[Sigia-l] "Gait code"

Listera listera at rcn.com
Sun Oct 16 03:27:22 EDT 2005


Continuing Eric's education on contextual analysis by machines: ;-)


One afternoon I drove across the Microsoft campus to visit a man who is
trying to achieve precisely that: a computer that can read your mind. His
name is Eric Horvitz, and he is one of Czerwinski's closest colleagues in
the lab. For the last eight years, he has been building networks equipped
with artificial intelligence (A.I.) that carefully observes a computer
user's behavior and then tries to predict that sweet spot - the moment when
the user will be mentally free and ready to be interrupted.

Horvitz booted the system up to show me how it works. He pointed to a series
of bubbles on his screen, each representing one way the machine observes
Horvitz's behavior. For example, it measures how long he's been typing or
reading e-mail messages; it notices how long he spends in one program before
shifting to another. Even more creepily, Horvitz told me, the A.I. program
will - a little like HAL from "2001: A Space Odyssey" - eavesdrop on him
with a microphone and spy on him using a Webcam, to try and determine how
busy he is, and whether he has company in his office. Sure enough, at one
point I peeked into the corner of Horvitz's computer screen and there was a
little red indicator glowing.

"It's listening to us," Horvitz said with a grin. "The microphone's on."

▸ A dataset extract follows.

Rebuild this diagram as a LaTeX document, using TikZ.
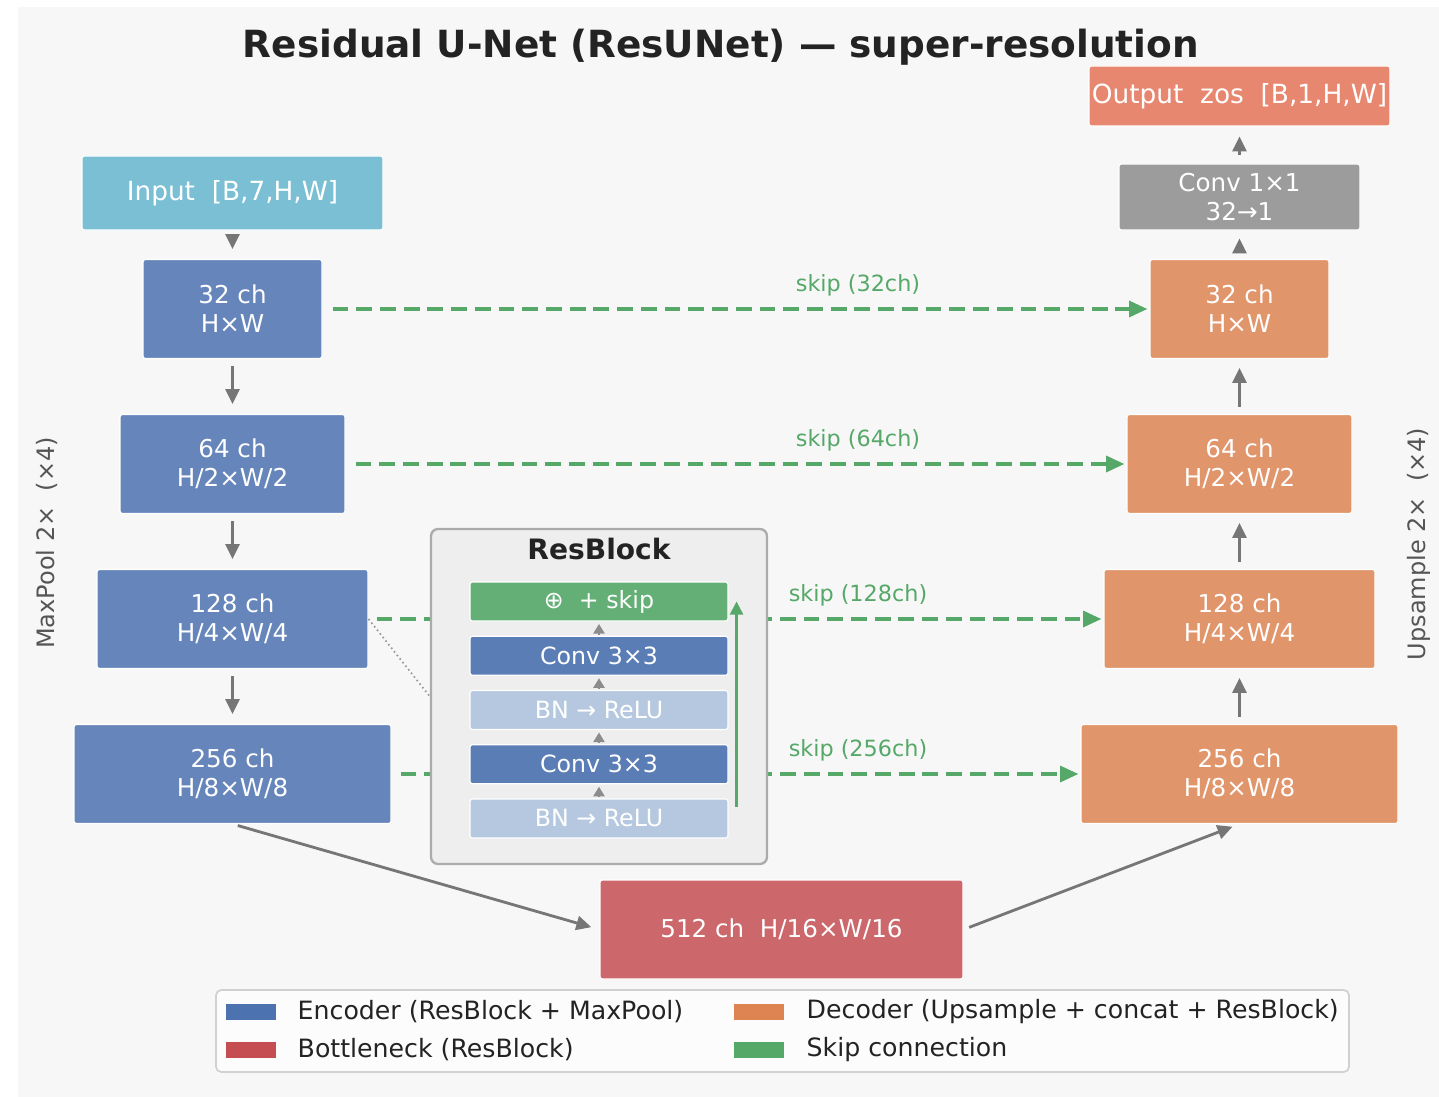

It is no simple matter for a computer to recognize a user's "busy state," as
it turns out, because everyone is busy in his own way. One programmer who
works for Horvitz is busiest when he's silent and typing for extended
periods, since that means he's furiously coding. But for a manager or
executive, sitting quietly might actually be an indication of time being
wasted; managers are more likely to be busy when they are talking or if
PowerPoint is running.

In the early days of training Horvitz's A.I., you must clarify when you're
most and least interruptible, so the machine can begin to pick up your
personal patterns. But after a few days, the fun begins - because the
machine takes over and, using what you've taught it, tries to predict your
future behavior. Horvitz clicked an onscreen icon for "Paul," an employee
working on a laptop in a meeting room down the hall. A little chart popped
up. Paul, the A.I. program reported, was currently in between tasks - but it
predicted that he would begin checking his e-mail within five minutes. Thus,
Horvitz explained, right now would be a great time to e-mail him; you'd be
likely to get a quick reply. If you wanted to pay him a visit, the program
also predicted that - based on his previous patterns - Paul would be back in
his office in 30 minutes.

With these sorts of artificial smarts, computer designers could re-engineer
our e-mail programs, our messaging and even our phones so that each tool
would work like a personal butler - tiptoeing around us when things are
hectic and barging in only when our crises have passed. Horvitz's early
prototypes offer an impressive glimpse of what's possible. An e-mail program
he produced seven years ago, code-named Priorities, analyzes the content of
your incoming e-mail messages and ranks them based on the urgency of the
message and your relationship with the sender, then weighs that against how
busy you are. Superurgent mail is delivered right away; everything else
waits in a queue until you're no longer busy. When Czerwinski first tried
the program, it gave her as much as three hours of solid work time before
nagging her with a message. The software also determined, to the surprise of
at least one Microsoft employee, that e-mail missives from Bill Gates were
not necessarily urgent, since Gates tends to write long, discursive notes
for employees to meditate on.

New York Times
<http://www.nytimes.com/2005/10/16/magazine/16guru.html?pagewanted=5>

---- 
Ziya

Best Practices,
For when you've run out of your own ideas and context.